ETF Trading and PFOF
Exchange-traded funds trade like stocks — they are bought and sold throughout the trading day at market prices. Each ETF purchase or sale through a discount broker is routed through the same PFOF arrangements as stock trades. Citadel Securities is a major market maker in ETFs, providing continuous two-sided quotes for ETF shares.
ETF Bid-Ask Spreads
ETF bid-ask spreads vary widely by fund. Highly liquid large-cap ETFs like SPY (S&P 500 ETF Trust) typically have very tight spreads — often $0.01 or less. Less liquid ETFs can have wider spreads. For investors buying ETFs regularly, the accumulated spread cost across many small transactions can be meaningful over time, particularly for lower-volume ETFs.
The Index Investor Fallacy
Passive index investors sometimes believe they are insulated from market structure costs because they do not actively pick stocks. But PFOF affects execution quality on every ETF trade. An investor who buys a broad-market ETF every month through a PFOF broker incurs slightly worse execution on each purchase than they would through direct-routing alternatives. Over decades, these small differences compound.

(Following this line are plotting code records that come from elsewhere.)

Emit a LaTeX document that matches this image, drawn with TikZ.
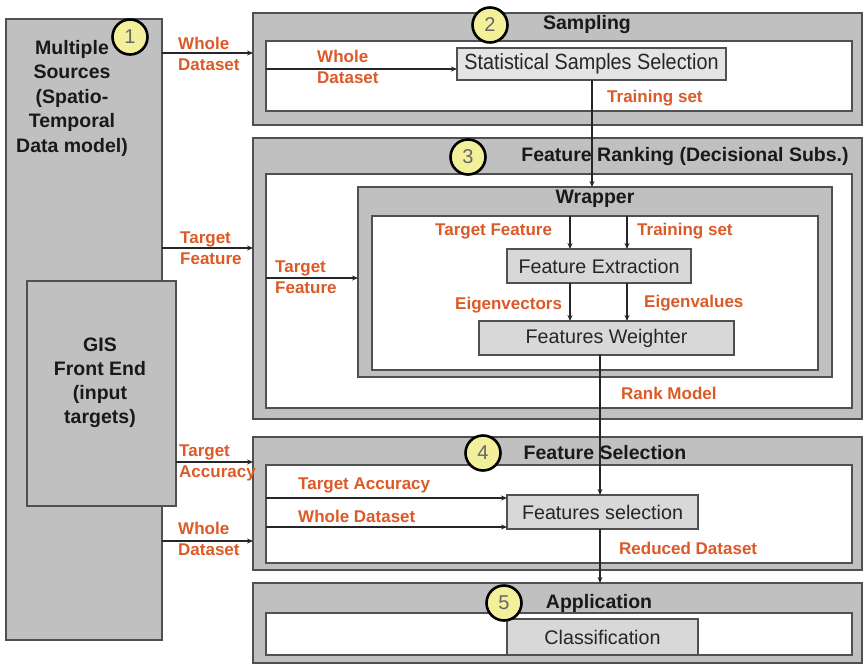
\documentclass[tikz,border=0pt]{standalone}
\usepackage{fontspec}
\setmainfont{Liberation Sans}
\newfontfamily\narrowsans[FakeStretch=0.9]{Liberation Sans}
\usetikzlibrary{arrows.meta}
\definecolor{boxgray}{HTML}{C0C0C0}
\definecolor{procgray}{HTML}{D8D8D8}
\definecolor{edge}{HTML}{505050}
\definecolor{flow}{HTML}{DC5A28}
\definecolor{badge}{HTML}{F2F09A}
\begin{document}
\begin{tikzpicture}[x=1pt,y=-1pt,
  panel/.style={draw=edge, line width=1.8pt, fill=boxgray, anchor=north west, inner sep=0pt, outer sep=0pt},
  pane/.style={draw=edge, line width=1.8pt, fill=white, anchor=north west, inner sep=0pt, outer sep=0pt},
  procbox/.style={draw=edge, line width=1.8pt, fill=procgray, anchor=north west, inner sep=0pt, outer sep=0pt,
    font=\fontsize{19.7}{22}\selectfont, text=black!85},
  numcirc/.style={circle, draw=black, line width=2.6pt, fill=badge, minimum size=35pt, inner sep=0pt,
    font=\fontsize{20}{20}\selectfont, text=black!60},
  title/.style={font=\bfseries\fontsize{19.5}{24.5}\selectfont, inner sep=0pt, align=center, text=black!90},
  lbl/.style={font=\bfseries\fontsize{17}{21}\selectfont, text=flow, inner sep=0pt, anchor=west, align=left},
  arr/.style={draw=black!85, line width=1.3pt, -{Stealth[length=6pt,width=5pt]}},
  wire/.style={draw=black!85, line width=1.3pt}
]
\useasboundingbox (0,0) rectangle (864,666);

% source column
\node[panel, minimum width=156pt, minimum height=621pt] (L) at (6,19) {};
\node[panel, minimum width=149pt, minimum height=225pt] (G) at (27,281) {};
\node[title] (Ltext) at (72,98) {Multiple\\Sources\\(Spatio-\\Temporal\\Data model)};
\node[title, font=\bfseries\fontsize{19.5}{24}\selectfont] (Gtext) at (100,383) {GIS\\Front End\\(input\\targets)};

% stage 2: sampling
\node[panel, minimum width=609pt, minimum height=112pt] (B2) at (253,13) {};
\node[pane, minimum width=586pt, minimum height=70pt] (I2) at (266,41) {};
\node[procbox, minimum width=269pt, minimum height=32pt, fill=procgray!70,
  font=\narrowsans\fontsize{22}{24}\selectfont] (SS) at (457,48) {Statistical Samples Selection};
\node[title] (T2) at (587,25) {Sampling};

% stage 3: feature ranking
\node[panel, minimum width=609pt, minimum height=281pt] (B3) at (253,138) {};
\node[pane, minimum width=586pt, minimum height=234pt] (I3) at (266,174) {};
\node[panel, minimum width=474pt, minimum height=190pt] (W) at (358,187) {};
\node[pane, minimum width=446pt, minimum height=154pt] (WI) at (372,216) {};
\node[procbox, minimum width=184pt, minimum height=34pt] (FE) at (507,249) {Feature Extraction};
\node[procbox, minimum width=255pt, minimum height=34pt] (FW) at (479,321) {Features Weighter};
\node[title] (T3) at (685,157) {Feature Ranking (Decisional Subs.)};
\node[title] (TW) at (595,199) {Wrapper};

% stage 4: feature selection
\node[panel, minimum width=609pt, minimum height=133pt] (B4) at (253,437) {};
\node[pane, minimum width=586pt, minimum height=98pt] (I4) at (266,465) {};
\node[procbox, minimum width=191pt, minimum height=34pt] (FS) at (507,495) {Features selection};
\node[title] (T4) at (605,453) {Feature Selection};

% stage 5: application
\node[panel, minimum width=609pt, minimum height=80pt] (B5) at (253,583) {};
\node[pane, minimum width=586pt, minimum height=42pt] (I5) at (266,613) {};
\node[procbox, minimum width=191pt, minimum height=36pt] (CL) at (507,619) {Classification};
\node[title] (T5) at (599,603) {Application};

% stage badges
\node[numcirc] (n1) at (130,37) {1};
\node[numcirc] (n2) at (490,25) {2};
\node[numcirc] (n3) at (468,157) {3};
\node[numcirc] (n4) at (483,453) {4};
\node[numcirc] (n5) at (504,603) {5};

% inputs from the sources
\draw[arr] (L.east |- 0,53) -- (B2.west |- 0,53);
\node[lbl] (l1) at (178,53.5) {Whole\\Dataset};
\draw[arr] (L.east |- 0,248) -- (B3.west |- 0,248);
\node[lbl] (l2) at (180,248.5) {Target\\Feature};
\draw[arr] (G.east |- 0,462) -- (B4.west |- 0,462);
\node[lbl] (l3) at (179,463) {Target\\Accuracy};
\draw[arr] (L.east |- 0,541) -- (B4.west |- 0,541);
\node[lbl] (l4) at (178,538.5) {Whole\\Dataset};

% sampling flow
\draw[arr] (I2.west |- 0,69) -- (SS.west |- 0,69);
\node[lbl] (l5) at (317,67) {Whole\\Dataset};
\draw[arr] (SS.south -| 592,0) -- (W.north -| 592,0);
\node[lbl] (l6) at (607,98) {Training set};

% ranking flow
\draw[arr] (I3.west |- 0,278) -- (W.west |- 0,278);
\node[lbl] (l7) at (275,277) {Target\\Feature};
\draw[arr] (WI.north -| 570,0) -- (FE.north -| 570,0);
\draw[arr] (WI.north -| 627,0) -- (FE.north -| 627,0);
\node[lbl] (l8) at (435,231) {Target Feature};
\node[lbl] (l9) at (637,231) {Training set};
\draw[arr] (FE.south -| 570,0) -- (FW.north -| 570,0);
\draw[arr] (FE.south -| 627,0) -- (FW.north -| 627,0);
\node[lbl] (l10) at (455,305) {Eigenvectors};
\node[lbl] (l11) at (644,303) {Eigenvalues};
\draw[arr] (FW.south -| 600,0) -- (FS.north -| 600,0);
\node[lbl] (l12) at (621,393) {Rank Model};

% selection flow
\draw[arr] (I4.west |- 0,498) -- (FS.west |- 0,498);
\node[lbl] (l13) at (298,485) {Target Accuracy};
\draw[arr] (I4.west |- 0,527) -- (FS.west |- 0,527);
\node[lbl] (l14) at (298,516) {Whole Dataset};
\draw[arr] (FS.south -| 600,0) -- (B5.north -| 600,0);
\node[lbl] (l15) at (619,548) {Reduced Dataset};
\end{tikzpicture}
\end{document}
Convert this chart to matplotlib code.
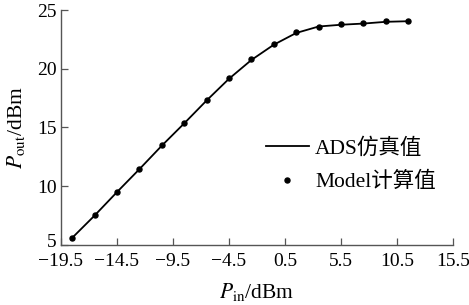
import matplotlib
matplotlib.use('Agg')
import matplotlib.pyplot as plt
from matplotlib.transforms import ScaledTranslation

plt.rcParams['font.family'] = ['Liberation Serif', 'Noto Sans CJK SC']
plt.rcParams['mathtext.fontset'] = 'stix'

# input power (dBm) and output power (dBm)
p_in = [-18.5, -16.5, -14.5, -12.5, -10.5, -8.5, -6.5, -4.5, -2.5,
        -0.5, 1.5, 3.5, 5.5, 7.5, 9.5, 11.5]
ads_out = [5.6, 7.5, 9.5, 11.45, 13.45, 15.35, 17.3, 19.15, 20.75,
           22.05, 23.05, 23.6, 23.75, 23.85, 24.0, 24.05]
model_out = [5.6, 7.55, 9.5, 11.45, 13.5, 15.4, 17.3, 19.2, 20.8,
             22.1, 23.1, 23.6, 23.8, 23.9, 24.05, 24.1]
x_ticks = [-19.5, -14.5, -9.5, -4.5, 0.5, 5.5, 10.5, 15.5]
y_ticks = [5, 10, 15, 20, 25]

fig = plt.figure(figsize=(4.69, 3.05), dpi=100)
ax = fig.add_axes([0.130, 0.197, 0.836, 0.770])

ax.plot(p_in, ads_out, color='black', lw=1.3, label='ADS仿真值')
ax.plot(p_in, model_out, 'o', color='black', ms=3.6, ls='none', label='Model计算值')

ax.set_xlim(-19.5, 15.5)
ax.set_ylim(5, 25)
ax.set_xticks(x_ticks)
ax.set_xticklabels(['\u221219.5', '\u221214.5', '\u22129.5', '\u22124.5',
                    '0.5', '5.5', '10.5', '15.5'])
ax.set_yticks(y_ticks)
ax.tick_params(direction='in', length=5, width=0.9, color='#555555',
               labelsize=14)
ax.tick_params(axis='x', pad=6)
ax.tick_params(axis='y', pad=3)

# lift the lowest y label a little so it clears the x labels
lab5 = ax.get_yticklabels()[0]
lab5.set_transform(lab5.get_transform() + ScaledTranslation(0, 3 / 72, fig.dpi_scale_trans))

for s in ['top', 'right']:
    ax.spines[s].set_visible(False)
for s in ['left', 'bottom']:
    ax.spines[s].set_color('#555555')
    ax.spines[s].set_linewidth(1.0)

ax.set_xlabel(r'$P_{\mathrm{in}}$/dBm', fontsize=15.5, labelpad=8)
ax.set_ylabel(r'$P_{\mathrm{out}}$/dBm', fontsize=15.5, labelpad=7)

ax.legend(loc='upper left', bbox_to_anchor=(0.5, 0.49), frameon=False,
          fontsize=15.5, handlelength=2.0, handletextpad=0.3,
          labelspacing=0.6, borderaxespad=0)

fig.savefig('out.png', dpi=100)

Practical Implications for ETF Investors
For long-term ETF investors who trade infrequently, PFOF's impact is minimal — small differences on a few transactions per year have negligible long-term effect. For investors who systematically invest larger amounts monthly (dollar-cost averaging), using a broker with superior execution quality and minimal PFOF — or using limit orders at fair value — can meaningfully improve outcomes over time.